The decline of southwestern Virginia’s once booming farm and coal industries brought high rates of poverty and unemployment to the region. Today, well-paying, steady jobs are hard to find and often require training to get ahead. Trucking is one of the few thriving exceptions. Nationwide, there is a shortage of drivers, and, in the Roanoke area, men and women from all walks of life come to CDS Tractor Trailer Training to prepare for the open road.
“The jobs are out there, but people need the training,” explains CDS Vice President Chris Pender. “This can be a major up-front expense for some students. Because programs like ours are non-accredited, and traditional financial aid isn’t available. So people who can’t afford it may have to walk away from the opportunity or find other options.”
Today, Freedom First Federal Credit Union (FFFCU), with its tagline Where people bank for good and a mission to help members prosper and communities thrive, is filling this financing gap through an innovative workforce development loan. In areas of urban and rural southwestern Virginia, the loan provides low-cost, short-term financing for job certificate or licensing programs that give people a better chance at obtaining or advancing in living-wage jobs.

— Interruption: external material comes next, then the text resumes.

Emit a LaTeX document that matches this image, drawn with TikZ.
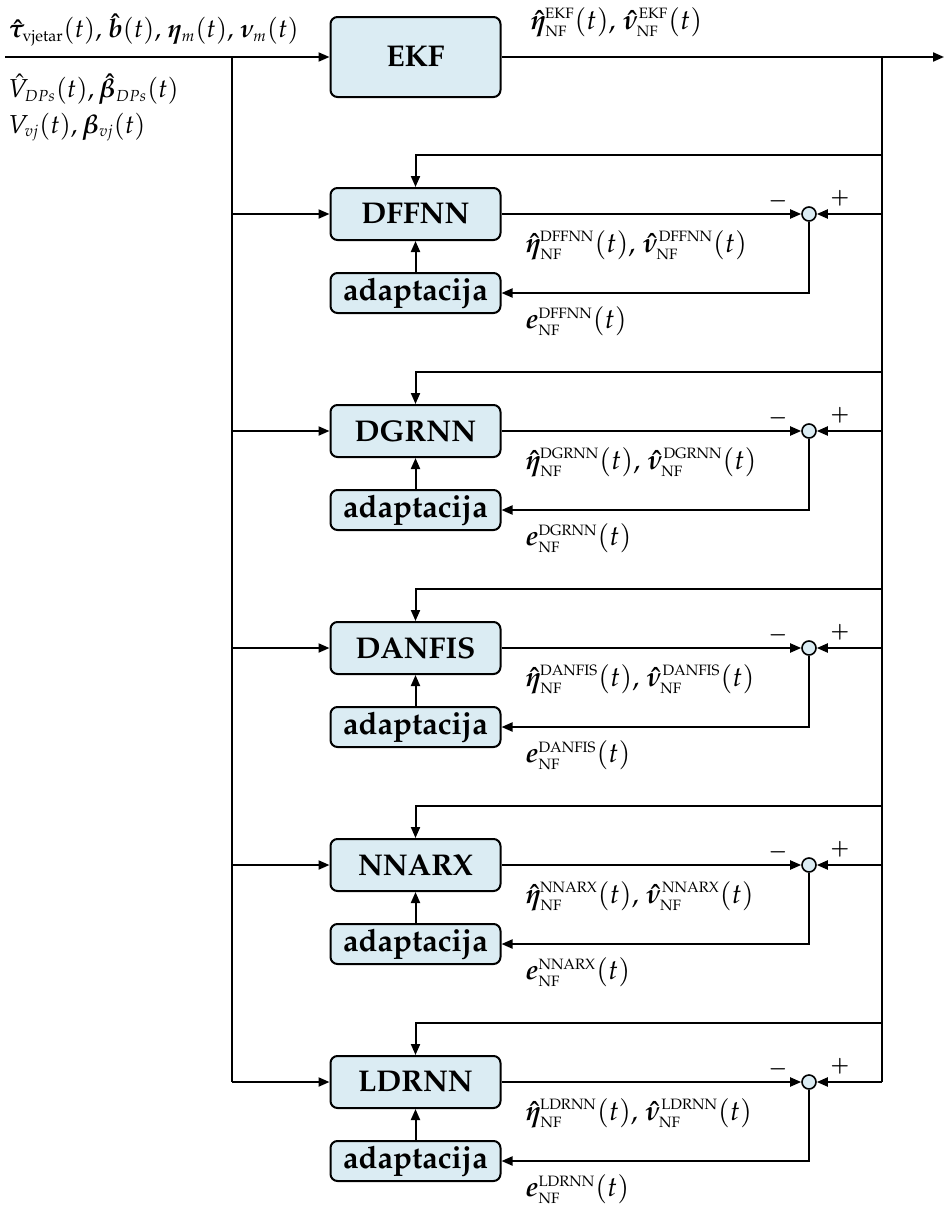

“Without Freedom First, many students would just not have been able to go through this program,” says Chris about CDS graduates, almost all who find full-time driving work after completing the course.
CDS is the first Roanoke organization to pilot the credit union’s innovative workforce development loan. “We came up with this program like we do a lot of others and that’s by being out in the community. Community engagement makes us aware; if we’re listening, there are opportunities to partner, develop, and deliver programs,” FFFCU CEO Paul Phillips says. “When CDS told us that traditional student loan financing isn’t available to their students, we thought ‘that’s something we can do.’ So we adapted a basic unsecured loan for CDS that we deliver in partnership with them.”
The credit union doesn’t stop with the affordable, short-term loan. It also teaches CDS students how to bank remotely, budget, save, and build their families’ financial health. And it encourages borrowers, who automatically become credit union members, to access the FFFCU’s full range of consumer financial products and services well after the terms of the loan expire.
FFFCU won a $1.725 million NEXT Opportunity Award to expand the workforce loan into new industries such as health care and welding; both of which have identified a shortage of skilled workers now and in the future. With the Award, the CDFI expects to deploy $1.5 million in loans, establish a loan loss reserve fund, and hire a loan administrator.
Paul says, “These funds will ultimately help hundreds of people in southwest Virginia secure a job with sustainable workforce skills, and grow the local economy by creating more jobs.”